• _Given instruction_: All of the data that follows should be retyped exactly, please, except the pictures.

• _Recorded data_:
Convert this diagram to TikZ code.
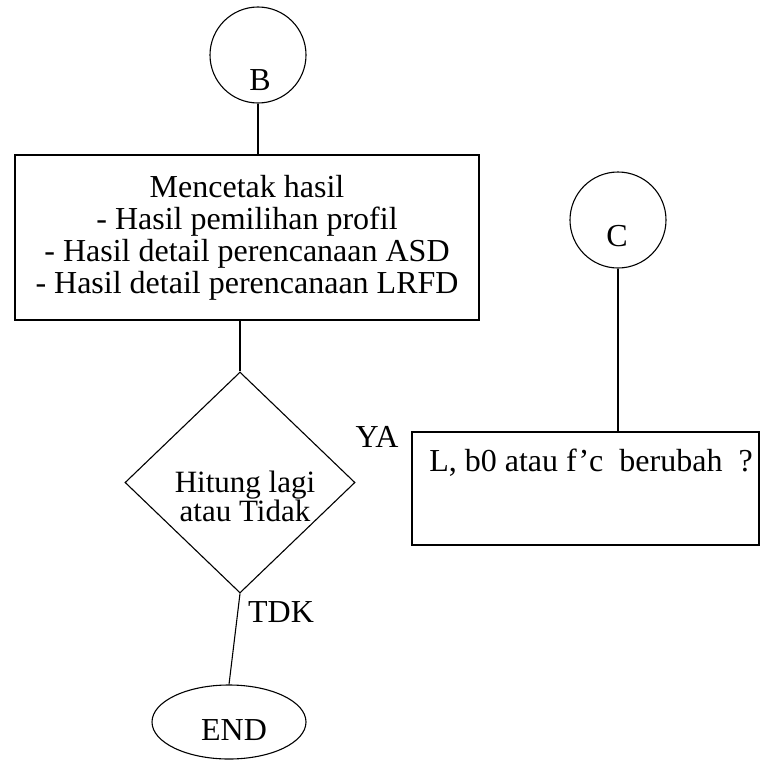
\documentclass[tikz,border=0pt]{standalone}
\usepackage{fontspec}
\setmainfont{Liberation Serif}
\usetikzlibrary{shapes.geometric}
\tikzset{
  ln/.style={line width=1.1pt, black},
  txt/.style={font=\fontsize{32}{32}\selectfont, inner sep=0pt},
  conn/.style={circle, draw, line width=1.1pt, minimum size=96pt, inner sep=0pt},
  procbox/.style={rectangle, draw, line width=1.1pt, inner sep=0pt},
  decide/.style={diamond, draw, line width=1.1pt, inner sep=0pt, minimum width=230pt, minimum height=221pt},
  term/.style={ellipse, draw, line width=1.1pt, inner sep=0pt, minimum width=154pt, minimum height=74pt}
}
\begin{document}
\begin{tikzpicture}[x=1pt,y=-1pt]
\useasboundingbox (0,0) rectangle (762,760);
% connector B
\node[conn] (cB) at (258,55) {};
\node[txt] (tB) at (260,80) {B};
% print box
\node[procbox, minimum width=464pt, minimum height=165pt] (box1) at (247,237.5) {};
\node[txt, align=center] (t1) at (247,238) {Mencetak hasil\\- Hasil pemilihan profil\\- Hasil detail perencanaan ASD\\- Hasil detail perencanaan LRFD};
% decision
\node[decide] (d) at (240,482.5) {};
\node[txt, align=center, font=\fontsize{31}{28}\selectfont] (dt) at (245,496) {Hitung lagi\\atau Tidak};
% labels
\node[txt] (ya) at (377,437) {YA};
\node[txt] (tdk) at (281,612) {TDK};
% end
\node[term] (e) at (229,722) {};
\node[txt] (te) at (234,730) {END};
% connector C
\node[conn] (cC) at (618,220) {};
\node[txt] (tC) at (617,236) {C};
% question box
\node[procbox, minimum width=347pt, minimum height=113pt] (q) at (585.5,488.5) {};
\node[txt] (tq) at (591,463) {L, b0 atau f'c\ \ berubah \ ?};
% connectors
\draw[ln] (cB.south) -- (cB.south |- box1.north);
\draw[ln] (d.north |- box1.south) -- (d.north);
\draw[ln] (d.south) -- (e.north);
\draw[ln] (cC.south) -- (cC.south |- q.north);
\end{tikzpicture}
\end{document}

• _Worked solution_:
Convert this diagram to TikZ code.
\documentclass[tikz,border=0pt]{standalone}
\usepackage{fontspec}
\setmainfont{Liberation Serif}
\usetikzlibrary{shapes.geometric}
\tikzset{
  ln/.style={line width=1.1pt, black},
  txt/.style={font=\fontsize{32}{32}\selectfont, inner sep=0pt},
  conn/.style={circle, draw, line width=1.1pt, minimum size=96pt, inner sep=0pt},
  procbox/.style={rectangle, draw, line width=1.1pt, inner sep=0pt},
  decide/.style={diamond, draw, line width=1.1pt, inner sep=0pt, minimum width=230pt, minimum height=221pt},
  term/.style={ellipse, draw, line width=1.1pt, inner sep=0pt, minimum width=154pt, minimum height=74pt}
}
\begin{document}
\begin{tikzpicture}[x=1pt,y=-1pt]
\useasboundingbox (0,0) rectangle (762,760);
% connector B
\node[conn] (cB) at (258,55) {};
\node[txt] (tB) at (260,80) {B};
% print box
\node[procbox, minimum width=464pt, minimum height=165pt] (box1) at (247,237.5) {};
\node[txt, align=center] (t1) at (247,238) {Mencetak hasil\\- Hasil pemilihan profil\\- Hasil detail perencanaan ASD\\- Hasil detail perencanaan LRFD};
% decision
\node[decide] (d) at (240,482.5) {};
\node[txt, align=center, font=\fontsize{31}{28}\selectfont] (dt) at (245,496) {Hitung lagi\\atau Tidak};
% labels
\node[txt] (ya) at (377,437) {YA};
\node[txt] (tdk) at (281,612) {TDK};
% end
\node[term] (e) at (229,722) {};
\node[txt] (te) at (234,730) {END};
% connector C
\node[conn] (cC) at (618,220) {};
\node[txt] (tC) at (617,236) {C};
% question box
\node[procbox, minimum width=347pt, minimum height=113pt] (q) at (585.5,488.5) {};
\node[txt] (tq) at (591,463) {L, b0 atau f'c\ \ berubah \ ?};
% connectors
\draw[ln] (cB.south) -- (cB.south |- box1.north);
\draw[ln] (d.north |- box1.south) -- (d.north);
\draw[ln] (d.south) -- (e.north);
\draw[ln] (cC.south) -- (cC.south |- q.north);
\end{tikzpicture}
\end{document}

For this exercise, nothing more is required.